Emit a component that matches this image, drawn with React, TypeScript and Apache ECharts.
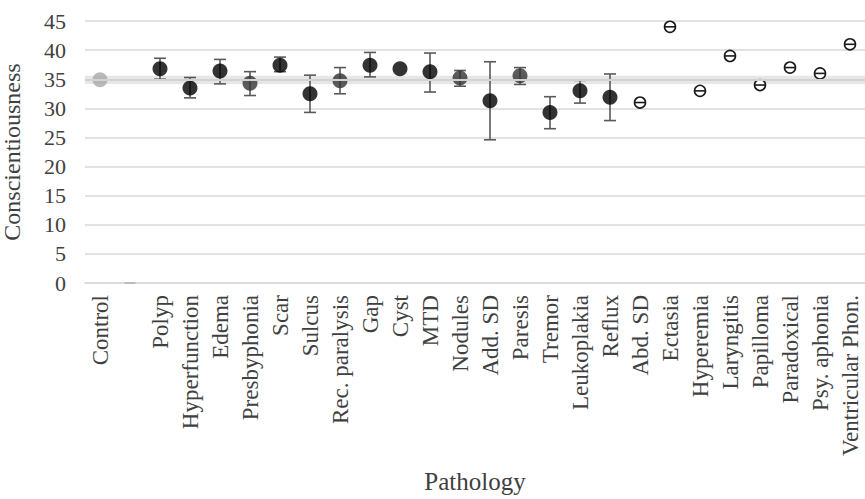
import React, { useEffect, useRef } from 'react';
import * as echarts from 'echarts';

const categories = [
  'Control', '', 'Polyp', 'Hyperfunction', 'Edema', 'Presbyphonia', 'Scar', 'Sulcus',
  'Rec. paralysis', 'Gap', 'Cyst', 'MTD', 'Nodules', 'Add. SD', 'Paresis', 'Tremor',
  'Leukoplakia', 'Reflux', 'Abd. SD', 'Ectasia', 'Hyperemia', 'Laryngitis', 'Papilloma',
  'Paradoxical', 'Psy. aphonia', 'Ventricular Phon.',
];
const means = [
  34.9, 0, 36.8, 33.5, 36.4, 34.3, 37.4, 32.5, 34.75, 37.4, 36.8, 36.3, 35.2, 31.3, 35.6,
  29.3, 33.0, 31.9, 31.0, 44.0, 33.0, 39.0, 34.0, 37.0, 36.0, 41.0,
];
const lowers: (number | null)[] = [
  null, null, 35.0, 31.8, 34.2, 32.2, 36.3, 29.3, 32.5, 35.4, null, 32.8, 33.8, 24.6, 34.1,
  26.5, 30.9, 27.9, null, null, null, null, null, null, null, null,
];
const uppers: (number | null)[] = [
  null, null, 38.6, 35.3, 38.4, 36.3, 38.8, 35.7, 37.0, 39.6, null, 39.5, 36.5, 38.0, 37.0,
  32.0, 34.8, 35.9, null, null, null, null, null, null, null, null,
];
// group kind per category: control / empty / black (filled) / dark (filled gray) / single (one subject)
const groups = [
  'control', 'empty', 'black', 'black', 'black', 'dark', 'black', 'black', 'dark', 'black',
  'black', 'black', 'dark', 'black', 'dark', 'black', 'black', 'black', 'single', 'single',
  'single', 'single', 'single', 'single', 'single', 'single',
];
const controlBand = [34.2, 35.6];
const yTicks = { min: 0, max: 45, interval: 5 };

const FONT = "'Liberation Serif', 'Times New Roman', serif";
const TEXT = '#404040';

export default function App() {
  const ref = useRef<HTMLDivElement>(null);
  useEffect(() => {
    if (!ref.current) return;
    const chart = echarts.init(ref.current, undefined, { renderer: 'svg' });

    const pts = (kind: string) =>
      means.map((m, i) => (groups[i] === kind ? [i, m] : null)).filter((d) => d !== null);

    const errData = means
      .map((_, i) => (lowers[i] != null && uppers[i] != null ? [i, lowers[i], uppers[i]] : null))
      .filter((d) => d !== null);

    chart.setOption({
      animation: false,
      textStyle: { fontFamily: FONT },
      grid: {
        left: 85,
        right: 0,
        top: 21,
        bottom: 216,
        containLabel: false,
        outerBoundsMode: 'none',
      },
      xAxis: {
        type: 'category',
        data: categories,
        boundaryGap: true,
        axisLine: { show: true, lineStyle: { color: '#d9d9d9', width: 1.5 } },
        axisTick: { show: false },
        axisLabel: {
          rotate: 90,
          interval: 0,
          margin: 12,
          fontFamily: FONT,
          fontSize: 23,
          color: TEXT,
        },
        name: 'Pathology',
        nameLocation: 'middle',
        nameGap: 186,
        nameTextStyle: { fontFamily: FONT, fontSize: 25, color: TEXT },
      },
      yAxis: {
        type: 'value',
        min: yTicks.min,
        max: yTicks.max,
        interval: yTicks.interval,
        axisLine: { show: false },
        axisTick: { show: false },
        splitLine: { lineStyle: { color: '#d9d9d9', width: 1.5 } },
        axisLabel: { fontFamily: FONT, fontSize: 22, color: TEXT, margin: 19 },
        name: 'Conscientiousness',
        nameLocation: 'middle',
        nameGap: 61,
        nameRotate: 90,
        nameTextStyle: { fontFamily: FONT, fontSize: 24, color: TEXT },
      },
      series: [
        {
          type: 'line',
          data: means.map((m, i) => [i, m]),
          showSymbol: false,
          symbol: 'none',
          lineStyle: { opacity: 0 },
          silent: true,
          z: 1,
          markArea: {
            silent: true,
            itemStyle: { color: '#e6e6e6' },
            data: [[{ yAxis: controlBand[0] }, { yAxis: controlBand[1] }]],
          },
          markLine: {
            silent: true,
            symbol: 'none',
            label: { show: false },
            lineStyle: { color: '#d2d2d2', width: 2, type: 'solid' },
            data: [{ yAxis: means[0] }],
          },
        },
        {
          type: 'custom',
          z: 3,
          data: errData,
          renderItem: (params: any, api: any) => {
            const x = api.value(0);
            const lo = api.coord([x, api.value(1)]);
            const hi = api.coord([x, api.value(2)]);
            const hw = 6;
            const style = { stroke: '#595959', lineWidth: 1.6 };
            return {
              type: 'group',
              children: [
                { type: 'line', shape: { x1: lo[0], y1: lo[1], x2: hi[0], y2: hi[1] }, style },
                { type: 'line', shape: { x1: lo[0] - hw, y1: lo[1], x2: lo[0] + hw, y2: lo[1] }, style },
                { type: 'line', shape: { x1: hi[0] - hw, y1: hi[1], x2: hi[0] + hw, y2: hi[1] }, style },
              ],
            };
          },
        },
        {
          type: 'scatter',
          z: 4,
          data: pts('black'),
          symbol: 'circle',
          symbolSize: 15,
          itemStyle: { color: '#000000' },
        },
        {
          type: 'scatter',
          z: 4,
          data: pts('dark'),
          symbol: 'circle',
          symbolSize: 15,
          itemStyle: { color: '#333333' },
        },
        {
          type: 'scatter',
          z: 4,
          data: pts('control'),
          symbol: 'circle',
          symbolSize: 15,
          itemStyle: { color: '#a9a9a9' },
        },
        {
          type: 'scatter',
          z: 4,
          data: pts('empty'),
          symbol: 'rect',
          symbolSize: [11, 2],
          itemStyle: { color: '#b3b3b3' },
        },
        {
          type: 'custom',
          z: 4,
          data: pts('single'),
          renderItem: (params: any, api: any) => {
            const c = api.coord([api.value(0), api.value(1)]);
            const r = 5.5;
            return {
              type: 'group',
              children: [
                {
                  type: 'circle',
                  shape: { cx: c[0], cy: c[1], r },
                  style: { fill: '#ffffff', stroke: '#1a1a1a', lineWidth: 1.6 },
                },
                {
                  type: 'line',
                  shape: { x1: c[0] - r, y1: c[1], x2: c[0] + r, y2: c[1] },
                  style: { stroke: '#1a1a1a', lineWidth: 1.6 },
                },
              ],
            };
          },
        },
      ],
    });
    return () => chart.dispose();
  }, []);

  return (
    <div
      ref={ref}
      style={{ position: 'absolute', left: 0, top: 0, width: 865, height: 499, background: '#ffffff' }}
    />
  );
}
----------
DIRECTIONS: Return the material word for word. Pictures are not part of the copy.

TASK ANSWER:
Emit a component that matches this image, drawn with React, TypeScript and Apache ECharts.
import React, { useEffect, useRef } from 'react';
import * as echarts from 'echarts';

const categories = [
  'Control', '', 'Polyp', 'Hyperfunction', 'Edema', 'Presbyphonia', 'Scar', 'Sulcus',
  'Rec. paralysis', 'Gap', 'Cyst', 'MTD', 'Nodules', 'Add. SD', 'Paresis', 'Tremor',
  'Leukoplakia', 'Reflux', 'Abd. SD', 'Ectasia', 'Hyperemia', 'Laryngitis', 'Papilloma',
  'Paradoxical', 'Psy. aphonia', 'Ventricular Phon.',
];
const means = [
  34.9, 0, 36.8, 33.5, 36.4, 34.3, 37.4, 32.5, 34.75, 37.4, 36.8, 36.3, 35.2, 31.3, 35.6,
  29.3, 33.0, 31.9, 31.0, 44.0, 33.0, 39.0, 34.0, 37.0, 36.0, 41.0,
];
const lowers: (number | null)[] = [
  null, null, 35.0, 31.8, 34.2, 32.2, 36.3, 29.3, 32.5, 35.4, null, 32.8, 33.8, 24.6, 34.1,
  26.5, 30.9, 27.9, null, null, null, null, null, null, null, null,
];
const uppers: (number | null)[] = [
  null, null, 38.6, 35.3, 38.4, 36.3, 38.8, 35.7, 37.0, 39.6, null, 39.5, 36.5, 38.0, 37.0,
  32.0, 34.8, 35.9, null, null, null, null, null, null, null, null,
];
// group kind per category: control / empty / black (filled) / dark (filled gray) / single (one subject)
const groups = [
  'control', 'empty', 'black', 'black', 'black', 'dark', 'black', 'black', 'dark', 'black',
  'black', 'black', 'dark', 'black', 'dark', 'black', 'black', 'black', 'single', 'single',
  'single', 'single', 'single', 'single', 'single', 'single',
];
const controlBand = [34.2, 35.6];
const yTicks = { min: 0, max: 45, interval: 5 };

const FONT = "'Liberation Serif', 'Times New Roman', serif";
const TEXT = '#404040';

export default function App() {
  const ref = useRef<HTMLDivElement>(null);
  useEffect(() => {
    if (!ref.current) return;
    const chart = echarts.init(ref.current, undefined, { renderer: 'svg' });

    const pts = (kind: string) =>
      means.map((m, i) => (groups[i] === kind ? [i, m] : null)).filter((d) => d !== null);

    const errData = means
      .map((_, i) => (lowers[i] != null && uppers[i] != null ? [i, lowers[i], uppers[i]] : null))
      .filter((d) => d !== null);

    chart.setOption({
      animation: false,
      textStyle: { fontFamily: FONT },
      grid: {
        left: 85,
        right: 0,
        top: 21,
        bottom: 216,
        containLabel: false,
        outerBoundsMode: 'none',
      },
      xAxis: {
        type: 'category',
        data: categories,
        boundaryGap: true,
        axisLine: { show: true, lineStyle: { color: '#d9d9d9', width: 1.5 } },
        axisTick: { show: false },
        axisLabel: {
          rotate: 90,
          interval: 0,
          margin: 12,
          fontFamily: FONT,
          fontSize: 23,
          color: TEXT,
        },
        name: 'Pathology',
        nameLocation: 'middle',
        nameGap: 186,
        nameTextStyle: { fontFamily: FONT, fontSize: 25, color: TEXT },
      },
      yAxis: {
        type: 'value',
        min: yTicks.min,
        max: yTicks.max,
        interval: yTicks.interval,
        axisLine: { show: false },
        axisTick: { show: false },
        splitLine: { lineStyle: { color: '#d9d9d9', width: 1.5 } },
        axisLabel: { fontFamily: FONT, fontSize: 22, color: TEXT, margin: 19 },
        name: 'Conscientiousness',
        nameLocation: 'middle',
        nameGap: 61,
        nameRotate: 90,
        nameTextStyle: { fontFamily: FONT, fontSize: 24, color: TEXT },
      },
      series: [
        {
          type: 'line',
          data: means.map((m, i) => [i, m]),
          showSymbol: false,
          symbol: 'none',
          lineStyle: { opacity: 0 },
          silent: true,
          z: 1,
          markArea: {
            silent: true,
            itemStyle: { color: '#e6e6e6' },
            data: [[{ yAxis: controlBand[0] }, { yAxis: controlBand[1] }]],
          },
          markLine: {
            silent: true,
            symbol: 'none',
            label: { show: false },
            lineStyle: { color: '#d2d2d2', width: 2, type: 'solid' },
            data: [{ yAxis: means[0] }],
          },
        },
        {
          type: 'custom',
          z: 3,
          data: errData,
          renderItem: (params: any, api: any) => {
            const x = api.value(0);
            const lo = api.coord([x, api.value(1)]);
            const hi = api.coord([x, api.value(2)]);
            const hw = 6;
            const style = { stroke: '#595959', lineWidth: 1.6 };
            return {
              type: 'group',
              children: [
                { type: 'line', shape: { x1: lo[0], y1: lo[1], x2: hi[0], y2: hi[1] }, style },
                { type: 'line', shape: { x1: lo[0] - hw, y1: lo[1], x2: lo[0] + hw, y2: lo[1] }, style },
                { type: 'line', shape: { x1: hi[0] - hw, y1: hi[1], x2: hi[0] + hw, y2: hi[1] }, style },
              ],
            };
          },
        },
        {
          type: 'scatter',
          z: 4,
          data: pts('black'),
          symbol: 'circle',
          symbolSize: 15,
          itemStyle: { color: '#000000' },
        },
        {
          type: 'scatter',
          z: 4,
          data: pts('dark'),
          symbol: 'circle',
          symbolSize: 15,
          itemStyle: { color: '#333333' },
        },
        {
          type: 'scatter',
          z: 4,
          data: pts('control'),
          symbol: 'circle',
          symbolSize: 15,
          itemStyle: { color: '#a9a9a9' },
        },
        {
          type: 'scatter',
          z: 4,
          data: pts('empty'),
          symbol: 'rect',
          symbolSize: [11, 2],
          itemStyle: { color: '#b3b3b3' },
        },
        {
          type: 'custom',
          z: 4,
          data: pts('single'),
          renderItem: (params: any, api: any) => {
            const c = api.coord([api.value(0), api.value(1)]);
            const r = 5.5;
            return {
              type: 'group',
              children: [
                {
                  type: 'circle',
                  shape: { cx: c[0], cy: c[1], r },
                  style: { fill: '#ffffff', stroke: '#1a1a1a', lineWidth: 1.6 },
                },
                {
                  type: 'line',
                  shape: { x1: c[0] - r, y1: c[1], x2: c[0] + r, y2: c[1] },
                  style: { stroke: '#1a1a1a', lineWidth: 1.6 },
                },
              ],
            };
          },
        },
      ],
    });
    return () => chart.dispose();
  }, []);

  return (
    <div
      ref={ref}
      style={{ position: 'absolute', left: 0, top: 0, width: 865, height: 499, background: '#ffffff' }}
    />
  );
}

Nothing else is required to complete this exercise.